WHAT IS BEING ASKED
Exclude the pictures, then repeat the remaining data exactly.

DATA EXTRACT
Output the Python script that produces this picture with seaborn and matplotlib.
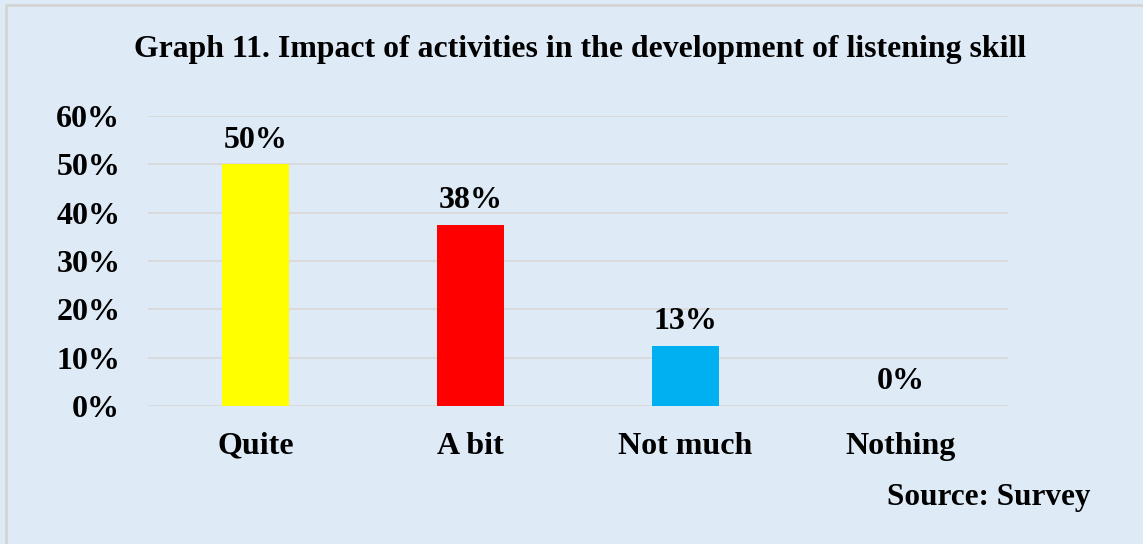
import matplotlib
matplotlib.use("Agg")
import matplotlib.pyplot as plt
import seaborn as sns
import pandas as pd
from matplotlib.patches import Rectangle
from matplotlib.ticker import FuncFormatter

categories = ["Quite", "A bit", "Not much", "Nothing"]
values = [0.50, 0.375, 0.125, 0.0]
value_labels = ["50%", "38%", "13%", "0%"]
colors = ["#FFFF00", "#FF0000", "#00B0F0", "#A5A5A5"]
yticks = [0, 0.1, 0.2, 0.3, 0.4, 0.5, 0.6]
title = "Graph 11. Impact of activities in the development of listening skill"
source = "Source: Survey"

sns.set_theme(style="white")
plt.rcParams['font.family'] = ['Liberation Serif', 'DejaVu Serif']
bg = "#DEEAF6"

fig = plt.figure(figsize=(11.43, 5.44), dpi=100, facecolor=bg)
border = Rectangle((6/1143, -0.1), 1.2, 1 - 5/544 + 0.1, transform=fig.transFigure,
                   facecolor=bg, edgecolor="#D4D4D4", linewidth=2, zorder=-10)
fig.add_artist(border)
ax = fig.add_axes([148/1143, 1 - 406/544, 860/1143, 290/544])
ax.set_facecolor("none")
ax.set_zorder(5)

df = pd.DataFrame({"cat": categories, "val": values})
sns.barplot(data=df, x="cat", y="val", hue="cat", palette=colors, width=0.316,
            legend=False, ax=ax, saturation=1, zorder=3, linewidth=0)

ax.set_ylim(0, 0.6)
ax.set_xlim(-0.5, 3.5)
ax.set_yticks(yticks)
ax.yaxis.set_major_formatter(FuncFormatter(lambda v, p: f"{v*100:.0f}%"))
ax.grid(axis="y", color="#D9D9D9", linewidth=1.3, zorder=0)
ax.set_axisbelow(True)
for s in ax.spines.values():
    s.set_visible(False)
ax.set_xlabel("")
ax.set_ylabel("")
ax.tick_params(axis="y", labelsize=23, pad=20, length=0)
ax.tick_params(axis="x", labelsize=23, pad=18.5, length=0)
for lab in ax.get_xticklabels() + ax.get_yticklabels():
    lab.set_fontweight("bold")
    lab.set_color("black")

for i, (v, t) in enumerate(zip(values, value_labels)):
    ax.annotate(t, (i, v), xytext=(0, 7), textcoords="offset points",
                ha="center", va="bottom", fontsize=23, fontweight="bold", color="black")

fig.text(580/1143, 1 - 50/544, title, ha="center", va="center", fontsize=22.9,
         fontweight="bold", color="black")
fig.text(1090/1143, 1 - 498/544, source, ha="right", va="center", fontsize=22.5,
         fontweight="bold", color="black")

fig.savefig("out.png", dpi=100, facecolor=bg)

THE ANSWER
Output the Python script that produces this picture with seaborn and matplotlib.
import matplotlib
matplotlib.use("Agg")
import matplotlib.pyplot as plt
import seaborn as sns
import pandas as pd
from matplotlib.patches import Rectangle
from matplotlib.ticker import FuncFormatter

categories = ["Quite", "A bit", "Not much", "Nothing"]
values = [0.50, 0.375, 0.125, 0.0]
value_labels = ["50%", "38%", "13%", "0%"]
colors = ["#FFFF00", "#FF0000", "#00B0F0", "#A5A5A5"]
yticks = [0, 0.1, 0.2, 0.3, 0.4, 0.5, 0.6]
title = "Graph 11. Impact of activities in the development of listening skill"
source = "Source: Survey"

sns.set_theme(style="white")
plt.rcParams['font.family'] = ['Liberation Serif', 'DejaVu Serif']
bg = "#DEEAF6"

fig = plt.figure(figsize=(11.43, 5.44), dpi=100, facecolor=bg)
border = Rectangle((6/1143, -0.1), 1.2, 1 - 5/544 + 0.1, transform=fig.transFigure,
                   facecolor=bg, edgecolor="#D4D4D4", linewidth=2, zorder=-10)
fig.add_artist(border)
ax = fig.add_axes([148/1143, 1 - 406/544, 860/1143, 290/544])
ax.set_facecolor("none")
ax.set_zorder(5)

df = pd.DataFrame({"cat": categories, "val": values})
sns.barplot(data=df, x="cat", y="val", hue="cat", palette=colors, width=0.316,
            legend=False, ax=ax, saturation=1, zorder=3, linewidth=0)

ax.set_ylim(0, 0.6)
ax.set_xlim(-0.5, 3.5)
ax.set_yticks(yticks)
ax.yaxis.set_major_formatter(FuncFormatter(lambda v, p: f"{v*100:.0f}%"))
ax.grid(axis="y", color="#D9D9D9", linewidth=1.3, zorder=0)
ax.set_axisbelow(True)
for s in ax.spines.values():
    s.set_visible(False)
ax.set_xlabel("")
ax.set_ylabel("")
ax.tick_params(axis="y", labelsize=23, pad=20, length=0)
ax.tick_params(axis="x", labelsize=23, pad=18.5, length=0)
for lab in ax.get_xticklabels() + ax.get_yticklabels():
    lab.set_fontweight("bold")
    lab.set_color("black")

for i, (v, t) in enumerate(zip(values, value_labels)):
    ax.annotate(t, (i, v), xytext=(0, 7), textcoords="offset points",
                ha="center", va="bottom", fontsize=23, fontweight="bold", color="black")

fig.text(580/1143, 1 - 50/544, title, ha="center", va="center", fontsize=22.9,
         fontweight="bold", color="black")
fig.text(1090/1143, 1 - 498/544, source, ha="right", va="center", fontsize=22.5,
         fontweight="bold", color="black")

fig.savefig("out.png", dpi=100, facecolor=bg)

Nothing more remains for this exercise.